Without including the pictures, copy out every line below.
■ ■ ■ ■
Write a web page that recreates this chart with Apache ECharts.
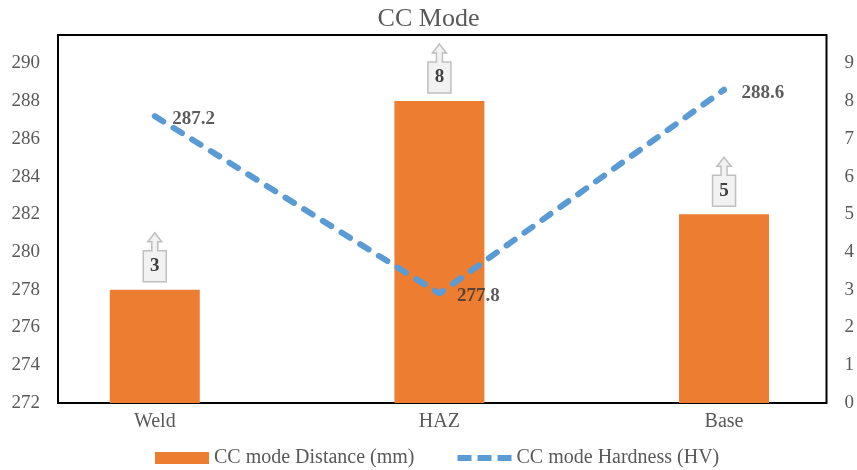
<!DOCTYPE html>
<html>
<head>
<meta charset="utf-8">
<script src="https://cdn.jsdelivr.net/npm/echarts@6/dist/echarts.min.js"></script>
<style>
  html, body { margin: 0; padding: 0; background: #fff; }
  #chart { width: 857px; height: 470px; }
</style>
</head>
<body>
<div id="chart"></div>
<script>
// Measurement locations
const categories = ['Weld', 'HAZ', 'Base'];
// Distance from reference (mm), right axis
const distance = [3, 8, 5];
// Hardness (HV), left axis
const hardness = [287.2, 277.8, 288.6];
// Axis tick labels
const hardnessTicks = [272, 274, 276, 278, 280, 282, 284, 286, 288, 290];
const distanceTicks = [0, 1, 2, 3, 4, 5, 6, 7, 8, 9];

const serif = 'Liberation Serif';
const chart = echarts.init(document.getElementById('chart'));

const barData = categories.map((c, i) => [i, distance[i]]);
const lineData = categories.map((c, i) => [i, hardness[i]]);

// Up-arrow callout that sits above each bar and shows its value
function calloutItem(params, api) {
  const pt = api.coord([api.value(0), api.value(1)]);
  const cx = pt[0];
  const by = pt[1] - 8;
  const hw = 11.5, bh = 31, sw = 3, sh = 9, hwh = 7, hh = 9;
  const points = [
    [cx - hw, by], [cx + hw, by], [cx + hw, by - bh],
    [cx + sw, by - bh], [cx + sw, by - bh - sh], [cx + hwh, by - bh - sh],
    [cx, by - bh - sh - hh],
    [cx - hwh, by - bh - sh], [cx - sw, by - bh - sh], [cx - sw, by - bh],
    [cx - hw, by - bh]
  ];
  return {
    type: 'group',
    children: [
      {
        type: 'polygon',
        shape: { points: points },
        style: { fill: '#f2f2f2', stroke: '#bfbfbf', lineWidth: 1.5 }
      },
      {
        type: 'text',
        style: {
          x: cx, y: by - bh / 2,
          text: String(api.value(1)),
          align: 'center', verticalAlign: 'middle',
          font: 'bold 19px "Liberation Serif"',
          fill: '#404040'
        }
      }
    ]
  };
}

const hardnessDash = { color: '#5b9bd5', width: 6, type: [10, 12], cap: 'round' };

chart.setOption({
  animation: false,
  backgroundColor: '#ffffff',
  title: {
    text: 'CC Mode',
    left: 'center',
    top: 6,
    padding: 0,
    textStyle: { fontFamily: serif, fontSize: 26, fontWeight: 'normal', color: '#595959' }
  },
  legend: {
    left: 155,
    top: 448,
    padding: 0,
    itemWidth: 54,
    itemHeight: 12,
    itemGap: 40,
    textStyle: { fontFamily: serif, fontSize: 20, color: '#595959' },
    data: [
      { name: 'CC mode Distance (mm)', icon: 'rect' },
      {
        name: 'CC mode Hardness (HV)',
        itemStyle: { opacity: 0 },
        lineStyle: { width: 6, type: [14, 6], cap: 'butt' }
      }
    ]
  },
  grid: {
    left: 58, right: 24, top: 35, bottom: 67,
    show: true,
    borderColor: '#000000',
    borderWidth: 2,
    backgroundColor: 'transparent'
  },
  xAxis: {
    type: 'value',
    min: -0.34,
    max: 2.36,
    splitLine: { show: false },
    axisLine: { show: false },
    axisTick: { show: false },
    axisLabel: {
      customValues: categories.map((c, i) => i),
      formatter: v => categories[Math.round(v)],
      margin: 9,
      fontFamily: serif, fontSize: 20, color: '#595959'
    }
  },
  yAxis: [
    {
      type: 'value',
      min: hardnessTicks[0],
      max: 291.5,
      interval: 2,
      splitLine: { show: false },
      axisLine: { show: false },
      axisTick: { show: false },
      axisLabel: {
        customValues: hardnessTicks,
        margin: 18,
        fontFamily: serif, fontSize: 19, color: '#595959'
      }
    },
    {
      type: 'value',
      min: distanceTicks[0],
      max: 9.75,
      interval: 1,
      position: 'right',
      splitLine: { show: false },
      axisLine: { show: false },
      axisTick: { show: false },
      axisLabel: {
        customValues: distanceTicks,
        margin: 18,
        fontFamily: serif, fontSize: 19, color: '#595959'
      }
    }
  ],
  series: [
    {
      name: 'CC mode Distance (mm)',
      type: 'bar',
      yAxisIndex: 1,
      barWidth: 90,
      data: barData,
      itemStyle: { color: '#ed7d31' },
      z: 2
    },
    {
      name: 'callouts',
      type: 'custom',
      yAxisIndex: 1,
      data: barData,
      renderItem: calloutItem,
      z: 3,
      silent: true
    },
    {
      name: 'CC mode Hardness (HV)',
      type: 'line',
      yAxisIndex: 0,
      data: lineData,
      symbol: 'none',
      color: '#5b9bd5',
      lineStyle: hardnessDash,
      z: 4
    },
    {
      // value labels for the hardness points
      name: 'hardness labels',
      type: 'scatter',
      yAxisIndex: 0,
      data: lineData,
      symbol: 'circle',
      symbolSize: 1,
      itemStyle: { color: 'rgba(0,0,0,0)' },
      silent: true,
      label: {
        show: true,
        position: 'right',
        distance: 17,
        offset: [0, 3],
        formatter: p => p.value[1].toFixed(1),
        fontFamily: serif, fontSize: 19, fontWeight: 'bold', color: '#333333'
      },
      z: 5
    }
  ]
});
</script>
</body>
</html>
■ ■ ■ ■
### Task result
Write a web page that recreates this chart with Apache ECharts.
<!DOCTYPE html>
<html>
<head>
<meta charset="utf-8">
<script src="https://cdn.jsdelivr.net/npm/echarts@6/dist/echarts.min.js"></script>
<style>
  html, body { margin: 0; padding: 0; background: #fff; }
  #chart { width: 857px; height: 470px; }
</style>
</head>
<body>
<div id="chart"></div>
<script>
// Measurement locations
const categories = ['Weld', 'HAZ', 'Base'];
// Distance from reference (mm), right axis
const distance = [3, 8, 5];
// Hardness (HV), left axis
const hardness = [287.2, 277.8, 288.6];
// Axis tick labels
const hardnessTicks = [272, 274, 276, 278, 280, 282, 284, 286, 288, 290];
const distanceTicks = [0, 1, 2, 3, 4, 5, 6, 7, 8, 9];

const serif = 'Liberation Serif';
const chart = echarts.init(document.getElementById('chart'));

const barData = categories.map((c, i) => [i, distance[i]]);
const lineData = categories.map((c, i) => [i, hardness[i]]);

// Up-arrow callout that sits above each bar and shows its value
function calloutItem(params, api) {
  const pt = api.coord([api.value(0), api.value(1)]);
  const cx = pt[0];
  const by = pt[1] - 8;
  const hw = 11.5, bh = 31, sw = 3, sh = 9, hwh = 7, hh = 9;
  const points = [
    [cx - hw, by], [cx + hw, by], [cx + hw, by - bh],
    [cx + sw, by - bh], [cx + sw, by - bh - sh], [cx + hwh, by - bh - sh],
    [cx, by - bh - sh - hh],
    [cx - hwh, by - bh - sh], [cx - sw, by - bh - sh], [cx - sw, by - bh],
    [cx - hw, by - bh]
  ];
  return {
    type: 'group',
    children: [
      {
        type: 'polygon',
        shape: { points: points },
        style: { fill: '#f2f2f2', stroke: '#bfbfbf', lineWidth: 1.5 }
      },
      {
        type: 'text',
        style: {
          x: cx, y: by - bh / 2,
          text: String(api.value(1)),
          align: 'center', verticalAlign: 'middle',
          font: 'bold 19px "Liberation Serif"',
          fill: '#404040'
        }
      }
    ]
  };
}

const hardnessDash = { color: '#5b9bd5', width: 6, type: [10, 12], cap: 'round' };

chart.setOption({
  animation: false,
  backgroundColor: '#ffffff',
  title: {
    text: 'CC Mode',
    left: 'center',
    top: 6,
    padding: 0,
    textStyle: { fontFamily: serif, fontSize: 26, fontWeight: 'normal', color: '#595959' }
  },
  legend: {
    left: 155,
    top: 448,
    padding: 0,
    itemWidth: 54,
    itemHeight: 12,
    itemGap: 40,
    textStyle: { fontFamily: serif, fontSize: 20, color: '#595959' },
    data: [
      { name: 'CC mode Distance (mm)', icon: 'rect' },
      {
        name: 'CC mode Hardness (HV)',
        itemStyle: { opacity: 0 },
        lineStyle: { width: 6, type: [14, 6], cap: 'butt' }
      }
    ]
  },
  grid: {
    left: 58, right: 24, top: 35, bottom: 67,
    show: true,
    borderColor: '#000000',
    borderWidth: 2,
    backgroundColor: 'transparent'
  },
  xAxis: {
    type: 'value',
    min: -0.34,
    max: 2.36,
    splitLine: { show: false },
    axisLine: { show: false },
    axisTick: { show: false },
    axisLabel: {
      customValues: categories.map((c, i) => i),
      formatter: v => categories[Math.round(v)],
      margin: 9,
      fontFamily: serif, fontSize: 20, color: '#595959'
    }
  },
  yAxis: [
    {
      type: 'value',
      min: hardnessTicks[0],
      max: 291.5,
      interval: 2,
      splitLine: { show: false },
      axisLine: { show: false },
      axisTick: { show: false },
      axisLabel: {
        customValues: hardnessTicks,
        margin: 18,
        fontFamily: serif, fontSize: 19, color: '#595959'
      }
    },
    {
      type: 'value',
      min: distanceTicks[0],
      max: 9.75,
      interval: 1,
      position: 'right',
      splitLine: { show: false },
      axisLine: { show: false },
      axisTick: { show: false },
      axisLabel: {
        customValues: distanceTicks,
        margin: 18,
        fontFamily: serif, fontSize: 19, color: '#595959'
      }
    }
  ],
  series: [
    {
      name: 'CC mode Distance (mm)',
      type: 'bar',
      yAxisIndex: 1,
      barWidth: 90,
      data: barData,
      itemStyle: { color: '#ed7d31' },
      z: 2
    },
    {
      name: 'callouts',
      type: 'custom',
      yAxisIndex: 1,
      data: barData,
      renderItem: calloutItem,
      z: 3,
      silent: true
    },
    {
      name: 'CC mode Hardness (HV)',
      type: 'line',
      yAxisIndex: 0,
      data: lineData,
      symbol: 'none',
      color: '#5b9bd5',
      lineStyle: hardnessDash,
      z: 4
    },
    {
      // value labels for the hardness points
      name: 'hardness labels',
      type: 'scatter',
      yAxisIndex: 0,
      data: lineData,
      symbol: 'circle',
      symbolSize: 1,
      itemStyle: { color: 'rgba(0,0,0,0)' },
      silent: true,
      label: {
        show: true,
        position: 'right',
        distance: 17,
        offset: [0, 3],
        formatter: p => p.value[1].toFixed(1),
        fontFamily: serif, fontSize: 19, fontWeight: 'bold', color: '#333333'
      },
      z: 5
    }
  ]
});
</script>
</body>
</html>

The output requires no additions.